Dataset extract →
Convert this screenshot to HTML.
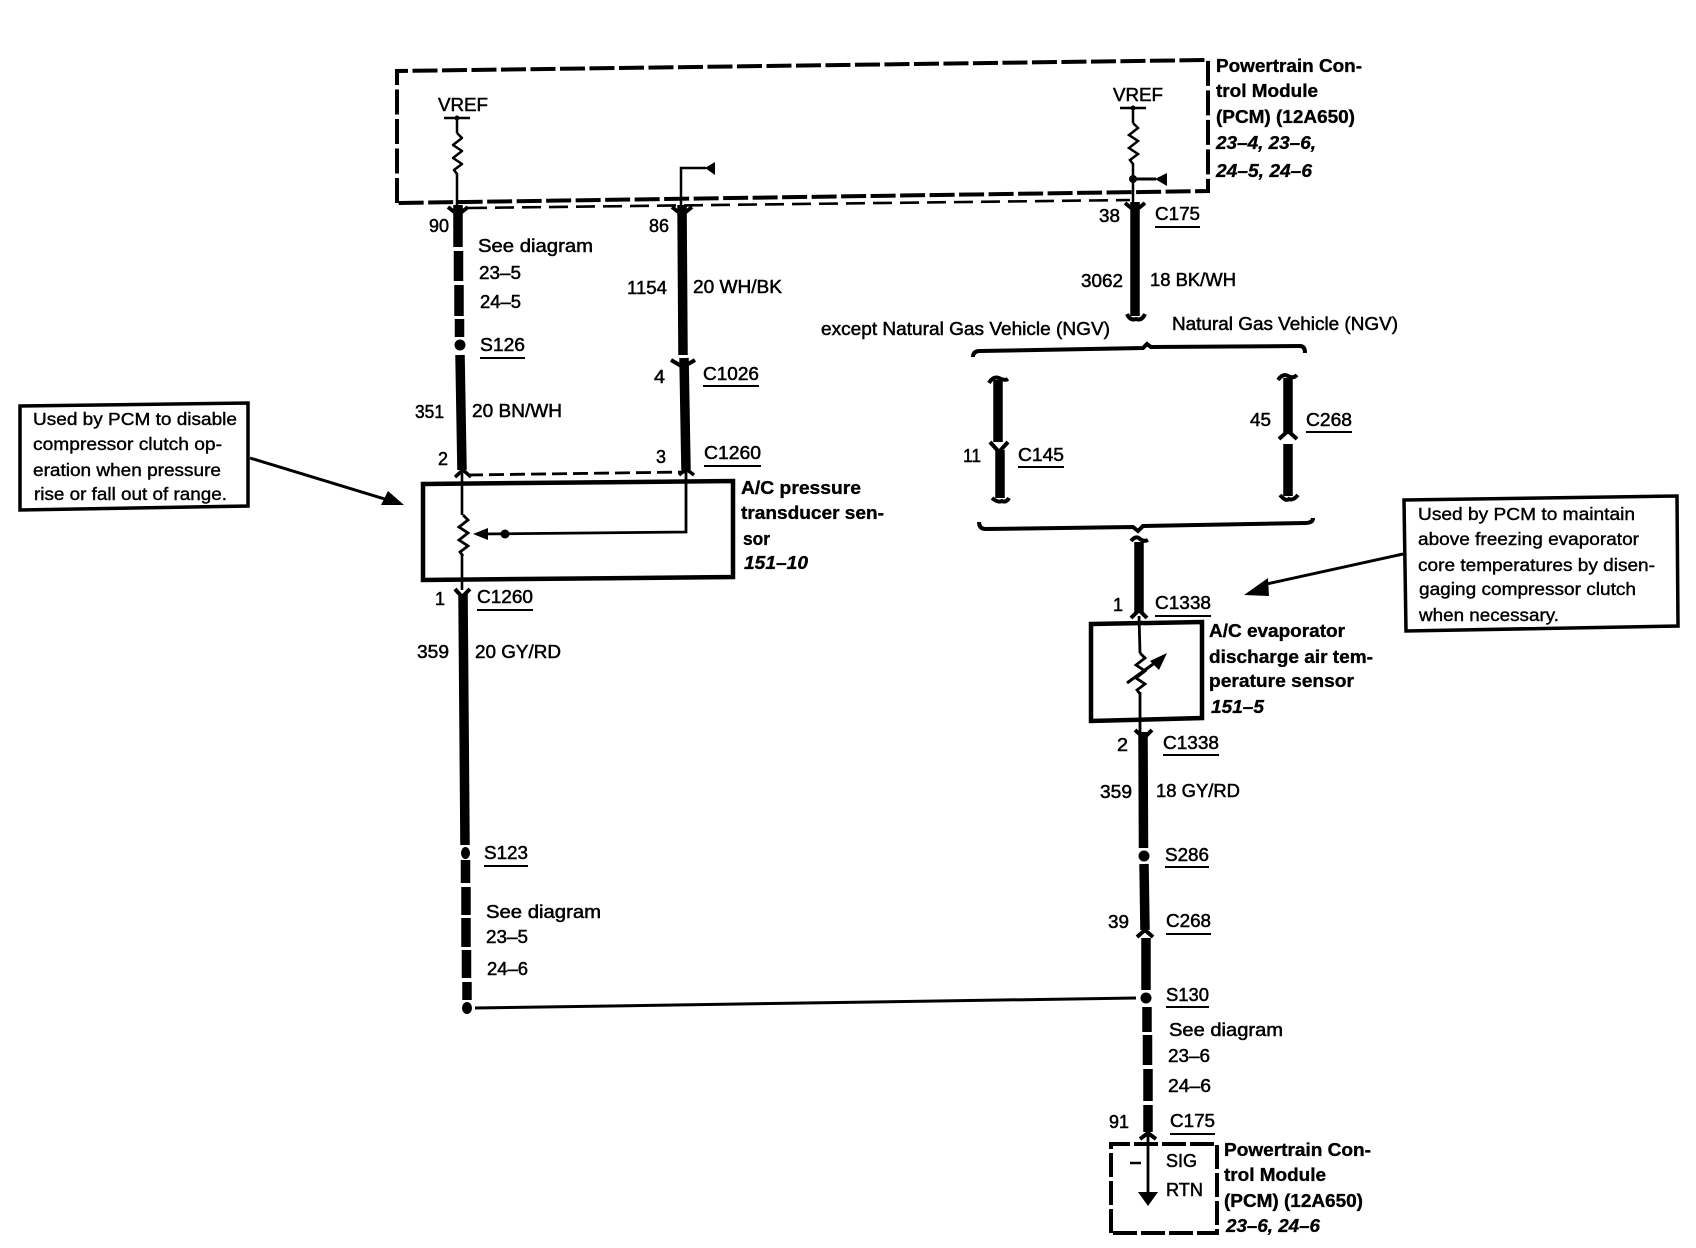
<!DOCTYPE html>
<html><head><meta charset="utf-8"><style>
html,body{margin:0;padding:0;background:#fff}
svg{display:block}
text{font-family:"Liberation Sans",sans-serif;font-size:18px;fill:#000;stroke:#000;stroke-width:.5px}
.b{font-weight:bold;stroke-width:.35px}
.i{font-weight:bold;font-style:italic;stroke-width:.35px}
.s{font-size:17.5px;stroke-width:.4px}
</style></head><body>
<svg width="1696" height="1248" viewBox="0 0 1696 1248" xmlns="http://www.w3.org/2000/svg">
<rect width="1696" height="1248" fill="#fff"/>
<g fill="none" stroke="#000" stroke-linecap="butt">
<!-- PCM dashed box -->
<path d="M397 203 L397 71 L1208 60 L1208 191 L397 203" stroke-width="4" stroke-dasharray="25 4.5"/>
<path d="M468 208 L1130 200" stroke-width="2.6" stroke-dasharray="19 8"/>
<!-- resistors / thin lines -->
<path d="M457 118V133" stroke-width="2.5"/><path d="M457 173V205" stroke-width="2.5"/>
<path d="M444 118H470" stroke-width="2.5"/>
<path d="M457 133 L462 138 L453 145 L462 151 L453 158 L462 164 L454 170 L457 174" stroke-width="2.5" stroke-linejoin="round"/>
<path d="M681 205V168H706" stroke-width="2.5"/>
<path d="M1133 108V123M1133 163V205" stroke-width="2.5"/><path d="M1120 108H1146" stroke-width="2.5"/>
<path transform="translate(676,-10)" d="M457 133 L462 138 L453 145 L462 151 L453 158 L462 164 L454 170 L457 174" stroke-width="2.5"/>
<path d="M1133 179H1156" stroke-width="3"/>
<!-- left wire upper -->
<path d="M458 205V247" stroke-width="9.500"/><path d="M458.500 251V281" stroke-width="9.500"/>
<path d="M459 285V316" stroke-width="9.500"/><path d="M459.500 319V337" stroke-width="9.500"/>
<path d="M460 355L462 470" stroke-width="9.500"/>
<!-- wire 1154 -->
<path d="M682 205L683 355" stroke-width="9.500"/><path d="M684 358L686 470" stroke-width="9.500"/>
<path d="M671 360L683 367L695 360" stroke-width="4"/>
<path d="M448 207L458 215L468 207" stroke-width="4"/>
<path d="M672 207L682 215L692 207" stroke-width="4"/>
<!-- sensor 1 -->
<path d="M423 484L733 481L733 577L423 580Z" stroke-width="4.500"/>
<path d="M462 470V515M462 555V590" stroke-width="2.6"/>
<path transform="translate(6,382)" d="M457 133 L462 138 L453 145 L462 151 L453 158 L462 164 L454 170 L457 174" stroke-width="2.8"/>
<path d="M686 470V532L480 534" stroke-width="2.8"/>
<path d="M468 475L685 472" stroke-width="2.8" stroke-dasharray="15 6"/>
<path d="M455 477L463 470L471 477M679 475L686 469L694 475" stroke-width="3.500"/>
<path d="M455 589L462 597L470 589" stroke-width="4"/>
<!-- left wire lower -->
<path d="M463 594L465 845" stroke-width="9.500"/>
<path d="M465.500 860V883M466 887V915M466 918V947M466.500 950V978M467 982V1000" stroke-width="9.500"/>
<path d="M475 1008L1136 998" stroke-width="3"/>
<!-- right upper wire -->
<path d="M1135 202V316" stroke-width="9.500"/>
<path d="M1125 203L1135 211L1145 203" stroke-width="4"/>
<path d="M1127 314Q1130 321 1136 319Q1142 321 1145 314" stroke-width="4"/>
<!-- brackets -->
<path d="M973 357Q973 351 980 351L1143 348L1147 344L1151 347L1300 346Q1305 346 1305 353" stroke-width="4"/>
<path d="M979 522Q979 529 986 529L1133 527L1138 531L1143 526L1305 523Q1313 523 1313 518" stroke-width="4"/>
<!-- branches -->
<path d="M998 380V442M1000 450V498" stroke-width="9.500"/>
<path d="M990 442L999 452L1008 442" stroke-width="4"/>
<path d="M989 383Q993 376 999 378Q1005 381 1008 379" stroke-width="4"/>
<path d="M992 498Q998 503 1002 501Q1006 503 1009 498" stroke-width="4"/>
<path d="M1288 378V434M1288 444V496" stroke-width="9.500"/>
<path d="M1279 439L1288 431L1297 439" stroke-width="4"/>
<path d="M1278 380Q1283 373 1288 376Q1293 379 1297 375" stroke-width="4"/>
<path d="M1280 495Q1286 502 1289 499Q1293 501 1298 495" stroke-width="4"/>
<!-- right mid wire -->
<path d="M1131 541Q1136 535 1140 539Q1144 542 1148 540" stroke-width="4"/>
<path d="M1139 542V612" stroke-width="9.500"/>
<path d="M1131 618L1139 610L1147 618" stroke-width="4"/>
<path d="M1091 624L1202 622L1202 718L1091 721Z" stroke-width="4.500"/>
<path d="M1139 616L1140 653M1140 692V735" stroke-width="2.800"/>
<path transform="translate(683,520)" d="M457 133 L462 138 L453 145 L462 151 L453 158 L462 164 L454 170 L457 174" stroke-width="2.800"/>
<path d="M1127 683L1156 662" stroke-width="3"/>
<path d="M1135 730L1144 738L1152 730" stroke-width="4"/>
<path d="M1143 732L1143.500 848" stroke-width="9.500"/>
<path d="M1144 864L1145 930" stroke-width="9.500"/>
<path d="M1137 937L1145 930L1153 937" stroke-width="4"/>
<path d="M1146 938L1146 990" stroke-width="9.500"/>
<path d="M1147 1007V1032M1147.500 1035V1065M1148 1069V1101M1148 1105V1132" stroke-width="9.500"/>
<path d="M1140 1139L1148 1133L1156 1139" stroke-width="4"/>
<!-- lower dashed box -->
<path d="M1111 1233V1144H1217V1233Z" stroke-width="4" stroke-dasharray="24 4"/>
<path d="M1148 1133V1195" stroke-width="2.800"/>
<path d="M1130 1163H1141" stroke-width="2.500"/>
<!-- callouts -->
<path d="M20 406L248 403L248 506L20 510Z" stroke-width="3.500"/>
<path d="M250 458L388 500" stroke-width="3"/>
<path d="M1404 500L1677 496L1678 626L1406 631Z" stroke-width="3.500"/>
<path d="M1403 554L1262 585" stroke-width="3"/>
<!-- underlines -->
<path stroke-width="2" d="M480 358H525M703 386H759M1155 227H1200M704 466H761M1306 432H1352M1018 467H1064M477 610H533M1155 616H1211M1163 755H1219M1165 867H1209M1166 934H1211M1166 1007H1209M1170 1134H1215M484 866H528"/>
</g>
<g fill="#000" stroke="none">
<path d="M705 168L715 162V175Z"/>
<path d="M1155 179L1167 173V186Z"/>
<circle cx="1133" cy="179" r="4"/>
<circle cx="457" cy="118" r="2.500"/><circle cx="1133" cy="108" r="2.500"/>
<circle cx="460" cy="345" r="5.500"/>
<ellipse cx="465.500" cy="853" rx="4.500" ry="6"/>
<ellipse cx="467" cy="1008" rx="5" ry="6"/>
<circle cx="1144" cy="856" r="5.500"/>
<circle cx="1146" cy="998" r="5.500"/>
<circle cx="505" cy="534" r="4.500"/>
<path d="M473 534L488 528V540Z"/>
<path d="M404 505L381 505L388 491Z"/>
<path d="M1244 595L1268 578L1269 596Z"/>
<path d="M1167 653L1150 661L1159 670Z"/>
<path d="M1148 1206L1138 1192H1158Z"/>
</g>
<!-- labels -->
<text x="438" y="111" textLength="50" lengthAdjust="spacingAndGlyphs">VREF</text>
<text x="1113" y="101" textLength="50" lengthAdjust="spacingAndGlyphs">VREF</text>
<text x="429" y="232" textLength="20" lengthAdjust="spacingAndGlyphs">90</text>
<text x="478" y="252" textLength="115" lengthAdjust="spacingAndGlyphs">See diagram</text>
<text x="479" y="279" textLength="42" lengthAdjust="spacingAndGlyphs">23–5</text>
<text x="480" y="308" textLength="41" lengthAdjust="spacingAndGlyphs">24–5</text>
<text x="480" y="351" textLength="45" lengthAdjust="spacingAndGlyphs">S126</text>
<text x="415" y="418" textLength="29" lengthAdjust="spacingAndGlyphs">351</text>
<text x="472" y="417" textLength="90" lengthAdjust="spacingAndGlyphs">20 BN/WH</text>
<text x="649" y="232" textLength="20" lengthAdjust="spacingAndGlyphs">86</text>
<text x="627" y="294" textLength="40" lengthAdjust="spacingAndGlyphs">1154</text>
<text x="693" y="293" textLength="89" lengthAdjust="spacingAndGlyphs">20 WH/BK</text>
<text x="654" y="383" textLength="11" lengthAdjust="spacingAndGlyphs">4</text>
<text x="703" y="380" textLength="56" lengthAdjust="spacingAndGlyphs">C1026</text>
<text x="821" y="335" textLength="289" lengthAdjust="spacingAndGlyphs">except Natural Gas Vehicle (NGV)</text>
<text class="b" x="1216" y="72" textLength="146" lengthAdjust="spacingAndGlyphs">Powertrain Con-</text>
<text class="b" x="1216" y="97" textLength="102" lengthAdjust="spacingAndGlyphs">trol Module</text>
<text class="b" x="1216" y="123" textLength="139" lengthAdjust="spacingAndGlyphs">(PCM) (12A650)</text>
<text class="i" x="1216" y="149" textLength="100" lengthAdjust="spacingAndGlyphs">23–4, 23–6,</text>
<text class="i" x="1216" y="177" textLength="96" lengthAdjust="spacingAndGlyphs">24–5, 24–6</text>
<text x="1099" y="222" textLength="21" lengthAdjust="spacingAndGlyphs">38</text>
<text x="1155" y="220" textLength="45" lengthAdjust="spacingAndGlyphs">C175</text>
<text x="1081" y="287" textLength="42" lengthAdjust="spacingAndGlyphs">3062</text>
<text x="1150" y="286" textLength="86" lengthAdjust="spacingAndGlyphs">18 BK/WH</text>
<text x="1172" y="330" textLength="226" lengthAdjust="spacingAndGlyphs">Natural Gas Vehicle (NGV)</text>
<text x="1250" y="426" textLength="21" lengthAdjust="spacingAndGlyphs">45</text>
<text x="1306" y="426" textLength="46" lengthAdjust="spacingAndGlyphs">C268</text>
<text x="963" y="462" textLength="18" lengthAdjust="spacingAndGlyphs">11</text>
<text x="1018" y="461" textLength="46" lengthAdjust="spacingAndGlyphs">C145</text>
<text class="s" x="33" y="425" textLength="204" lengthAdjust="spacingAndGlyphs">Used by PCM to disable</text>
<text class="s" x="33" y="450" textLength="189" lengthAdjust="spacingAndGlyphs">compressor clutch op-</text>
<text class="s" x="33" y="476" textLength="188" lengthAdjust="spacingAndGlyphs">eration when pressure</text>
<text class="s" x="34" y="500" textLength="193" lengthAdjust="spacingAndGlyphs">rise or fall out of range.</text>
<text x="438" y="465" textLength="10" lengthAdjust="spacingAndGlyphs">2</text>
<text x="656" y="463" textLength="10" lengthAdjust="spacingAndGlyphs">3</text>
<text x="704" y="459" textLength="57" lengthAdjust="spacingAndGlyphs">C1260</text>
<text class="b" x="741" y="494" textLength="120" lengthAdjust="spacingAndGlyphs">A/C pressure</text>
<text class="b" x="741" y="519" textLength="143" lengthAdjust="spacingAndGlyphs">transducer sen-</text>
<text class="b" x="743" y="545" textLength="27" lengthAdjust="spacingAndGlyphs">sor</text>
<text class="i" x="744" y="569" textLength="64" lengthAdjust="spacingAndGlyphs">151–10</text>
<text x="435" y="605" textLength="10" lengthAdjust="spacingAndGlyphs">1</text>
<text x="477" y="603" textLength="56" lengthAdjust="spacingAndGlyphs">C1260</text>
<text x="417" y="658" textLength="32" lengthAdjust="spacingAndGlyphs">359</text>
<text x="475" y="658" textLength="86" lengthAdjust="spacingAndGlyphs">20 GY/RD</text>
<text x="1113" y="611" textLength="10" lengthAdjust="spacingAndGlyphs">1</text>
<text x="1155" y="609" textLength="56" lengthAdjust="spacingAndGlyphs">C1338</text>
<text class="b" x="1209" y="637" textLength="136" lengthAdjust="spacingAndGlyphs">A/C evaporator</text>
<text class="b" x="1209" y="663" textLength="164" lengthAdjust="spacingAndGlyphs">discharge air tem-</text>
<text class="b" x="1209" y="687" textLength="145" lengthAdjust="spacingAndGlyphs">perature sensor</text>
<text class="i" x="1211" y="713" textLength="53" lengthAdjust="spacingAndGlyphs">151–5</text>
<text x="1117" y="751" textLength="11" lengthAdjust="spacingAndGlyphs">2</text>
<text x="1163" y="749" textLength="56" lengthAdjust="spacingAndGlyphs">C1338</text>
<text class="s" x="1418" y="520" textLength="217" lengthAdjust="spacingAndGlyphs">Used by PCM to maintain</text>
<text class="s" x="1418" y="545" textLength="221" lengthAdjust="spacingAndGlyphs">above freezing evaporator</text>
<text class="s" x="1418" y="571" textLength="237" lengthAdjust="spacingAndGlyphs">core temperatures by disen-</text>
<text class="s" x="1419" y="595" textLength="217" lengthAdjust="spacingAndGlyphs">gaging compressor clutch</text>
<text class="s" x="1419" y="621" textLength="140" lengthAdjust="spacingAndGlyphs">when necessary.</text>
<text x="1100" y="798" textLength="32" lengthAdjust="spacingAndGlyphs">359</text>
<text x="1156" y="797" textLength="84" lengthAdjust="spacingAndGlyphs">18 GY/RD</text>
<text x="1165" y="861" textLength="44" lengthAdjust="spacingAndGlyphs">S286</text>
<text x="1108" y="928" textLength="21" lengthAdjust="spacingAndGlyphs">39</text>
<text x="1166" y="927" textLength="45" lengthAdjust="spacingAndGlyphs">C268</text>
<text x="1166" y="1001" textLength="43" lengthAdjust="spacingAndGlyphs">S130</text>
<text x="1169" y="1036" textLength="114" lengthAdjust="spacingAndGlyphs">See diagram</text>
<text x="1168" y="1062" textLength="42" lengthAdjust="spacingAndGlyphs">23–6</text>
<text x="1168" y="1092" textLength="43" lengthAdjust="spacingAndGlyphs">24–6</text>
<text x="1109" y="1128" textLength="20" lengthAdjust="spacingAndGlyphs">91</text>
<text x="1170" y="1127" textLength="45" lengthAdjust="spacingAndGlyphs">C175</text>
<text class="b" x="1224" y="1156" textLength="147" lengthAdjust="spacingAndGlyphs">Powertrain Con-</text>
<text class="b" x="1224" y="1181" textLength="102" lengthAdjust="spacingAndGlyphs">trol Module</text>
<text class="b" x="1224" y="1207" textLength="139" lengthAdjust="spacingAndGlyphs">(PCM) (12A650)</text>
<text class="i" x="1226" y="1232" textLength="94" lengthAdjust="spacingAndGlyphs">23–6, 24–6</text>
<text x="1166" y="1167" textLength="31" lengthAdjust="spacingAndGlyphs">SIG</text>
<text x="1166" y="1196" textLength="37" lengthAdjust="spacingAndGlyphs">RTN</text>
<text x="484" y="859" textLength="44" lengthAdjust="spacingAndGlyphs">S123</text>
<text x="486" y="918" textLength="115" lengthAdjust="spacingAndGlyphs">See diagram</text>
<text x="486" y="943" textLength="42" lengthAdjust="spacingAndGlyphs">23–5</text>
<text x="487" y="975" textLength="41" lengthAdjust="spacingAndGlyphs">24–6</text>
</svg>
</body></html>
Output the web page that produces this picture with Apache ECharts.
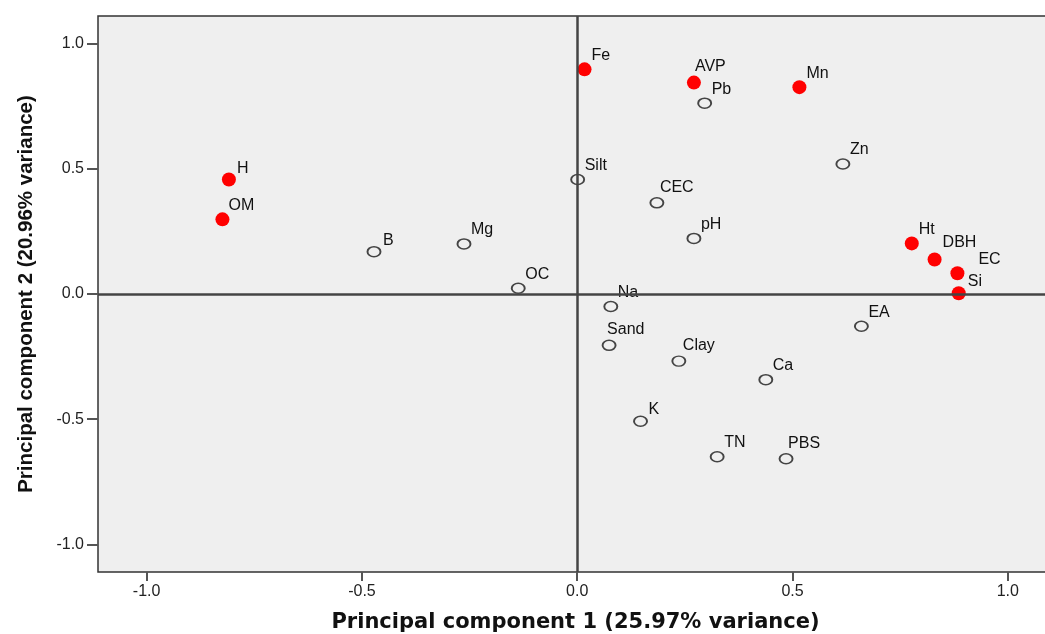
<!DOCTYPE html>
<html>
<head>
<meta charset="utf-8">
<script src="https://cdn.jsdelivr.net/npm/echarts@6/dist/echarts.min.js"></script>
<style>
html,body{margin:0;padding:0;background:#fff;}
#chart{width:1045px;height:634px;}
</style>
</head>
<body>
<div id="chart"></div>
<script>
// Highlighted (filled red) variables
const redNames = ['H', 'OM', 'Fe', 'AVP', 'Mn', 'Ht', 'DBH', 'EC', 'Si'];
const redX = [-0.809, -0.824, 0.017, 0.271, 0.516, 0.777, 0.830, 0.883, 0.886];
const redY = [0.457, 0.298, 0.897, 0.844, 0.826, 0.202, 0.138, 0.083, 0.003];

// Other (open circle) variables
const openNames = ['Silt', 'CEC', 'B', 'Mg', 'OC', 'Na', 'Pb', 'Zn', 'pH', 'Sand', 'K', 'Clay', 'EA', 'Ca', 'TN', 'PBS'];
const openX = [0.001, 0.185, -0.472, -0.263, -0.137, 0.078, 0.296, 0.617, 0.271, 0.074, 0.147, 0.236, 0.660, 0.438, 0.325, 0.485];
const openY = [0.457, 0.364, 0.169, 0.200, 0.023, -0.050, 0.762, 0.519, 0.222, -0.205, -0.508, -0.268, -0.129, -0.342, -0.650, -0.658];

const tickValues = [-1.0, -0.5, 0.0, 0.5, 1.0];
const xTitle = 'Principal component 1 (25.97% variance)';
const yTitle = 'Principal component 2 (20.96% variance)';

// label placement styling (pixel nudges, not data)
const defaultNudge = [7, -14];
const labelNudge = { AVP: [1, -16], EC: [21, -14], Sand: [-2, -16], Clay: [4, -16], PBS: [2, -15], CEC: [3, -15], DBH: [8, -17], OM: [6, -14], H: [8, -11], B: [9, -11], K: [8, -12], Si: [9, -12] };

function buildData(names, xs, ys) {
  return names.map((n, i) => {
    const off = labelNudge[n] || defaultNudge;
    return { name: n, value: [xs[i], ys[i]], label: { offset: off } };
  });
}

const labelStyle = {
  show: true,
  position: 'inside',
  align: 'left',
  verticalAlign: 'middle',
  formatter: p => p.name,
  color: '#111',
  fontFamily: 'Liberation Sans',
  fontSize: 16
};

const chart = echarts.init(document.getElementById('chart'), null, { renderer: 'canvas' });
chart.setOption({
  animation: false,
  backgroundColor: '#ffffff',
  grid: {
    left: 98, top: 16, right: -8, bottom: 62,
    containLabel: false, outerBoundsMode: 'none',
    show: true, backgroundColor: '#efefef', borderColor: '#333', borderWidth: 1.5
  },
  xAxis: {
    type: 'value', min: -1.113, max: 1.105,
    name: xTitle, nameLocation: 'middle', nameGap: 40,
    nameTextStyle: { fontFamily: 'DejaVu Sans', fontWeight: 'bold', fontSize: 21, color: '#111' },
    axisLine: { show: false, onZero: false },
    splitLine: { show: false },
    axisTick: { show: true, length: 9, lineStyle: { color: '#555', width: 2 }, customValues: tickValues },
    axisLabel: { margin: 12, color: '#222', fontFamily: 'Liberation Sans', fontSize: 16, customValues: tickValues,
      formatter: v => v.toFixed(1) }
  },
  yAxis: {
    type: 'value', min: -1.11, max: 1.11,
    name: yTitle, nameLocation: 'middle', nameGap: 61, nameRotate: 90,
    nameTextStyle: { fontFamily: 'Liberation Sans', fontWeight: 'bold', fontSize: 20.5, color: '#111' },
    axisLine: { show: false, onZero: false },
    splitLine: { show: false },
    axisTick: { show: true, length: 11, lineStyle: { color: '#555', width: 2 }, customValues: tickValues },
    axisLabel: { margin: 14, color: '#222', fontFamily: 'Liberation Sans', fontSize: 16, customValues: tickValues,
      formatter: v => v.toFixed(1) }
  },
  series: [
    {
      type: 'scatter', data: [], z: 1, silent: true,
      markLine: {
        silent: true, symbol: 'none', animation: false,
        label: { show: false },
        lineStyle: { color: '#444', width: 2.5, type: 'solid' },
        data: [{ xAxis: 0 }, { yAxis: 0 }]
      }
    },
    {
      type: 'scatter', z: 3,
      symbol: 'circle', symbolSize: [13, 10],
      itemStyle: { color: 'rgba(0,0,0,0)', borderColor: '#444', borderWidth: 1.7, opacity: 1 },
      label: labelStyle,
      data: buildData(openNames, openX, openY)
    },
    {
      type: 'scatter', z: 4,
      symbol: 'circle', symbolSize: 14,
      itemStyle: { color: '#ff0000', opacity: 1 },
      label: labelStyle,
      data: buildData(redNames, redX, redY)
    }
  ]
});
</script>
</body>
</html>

Aim →
Pull out every line in the data above that has the word "this".

Correct result →
Convert this screenshot to HTML.
Output the web page that produces this picture with Apache ECharts.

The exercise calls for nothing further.